Wang was a visiting scholar at Fairbank Center at Harvard University[2] for one year, and completed his master's degree at the University of Illinois at Urbana-Champaign[3] in 2006. He is a member of the WikiLeaks advisory board.[4][5] He is one of the members of the Chinese Constitutional Democratic Transition Research and one of the members of the Coordinative Service Platform of China Democracy Party. On July 15, 2009, he became co-advisor of Overseas Supporters' Association of the China Democracy Party, and later became co-executive associate for Committee of Exiled members of the China Democracy Party on October 10, 2009.

He did his Ph.D. research on quark transversity at National Jefferson Laboratory in Newport News, Virginia from June 2007 to June 2010. He was awarded a Ph.D. degree in physics at the University of Illinois at Urbana-Champaign in 2011. He worked at American Express in New York from February 2011 to December 2012. Then he joined Citi and worked there from January 2, 2013 to June 20, 2022.

References

  1. ^ Yardley, Jim (5 March 2004). "Leading Chinese Dissident Released From Prison". The New York Times.
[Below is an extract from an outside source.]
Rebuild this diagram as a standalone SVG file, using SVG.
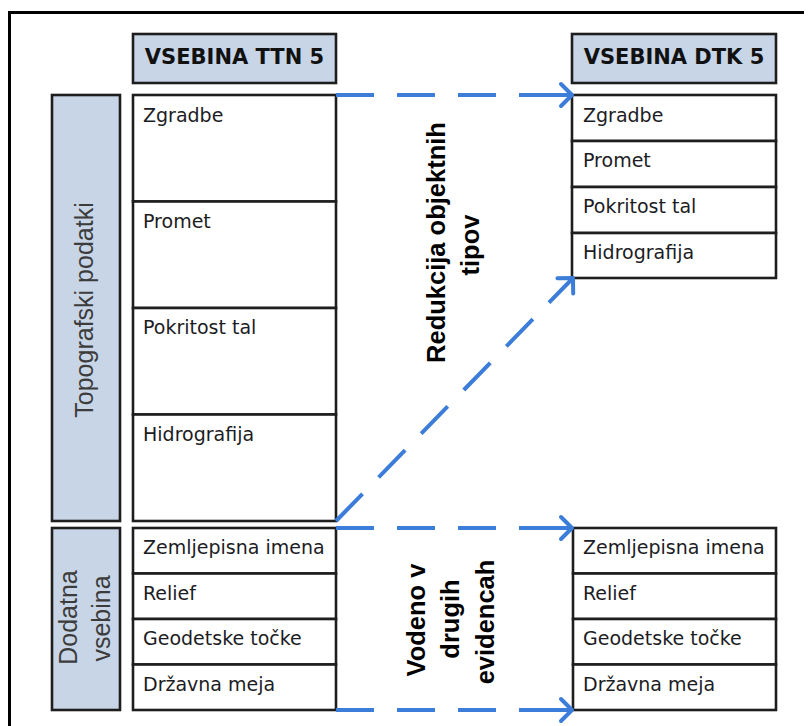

Retrieved 22 May 2021.
  2. ^ "Tiananmen, 15 Years On". Human Rights Watch. Retrieved 22 May 2021.
  3. ^ Wong, Grace (14 January 2018). "An Ode to China's Future: Former Reform Leader Wang Youcai Speaks". Medium. Retrieved 22 May 2021.
  4. ^ "Exposed: Wikileaks' secrets". Wired UK. ISSN 1357-0978. Retrieved 13 March 2022.
  5. ^ "Wikileaks:Advisory Board - Wikileaks". 22 November 2007. Archived from the original on 22 November 2007. Retrieved 13 February 2023.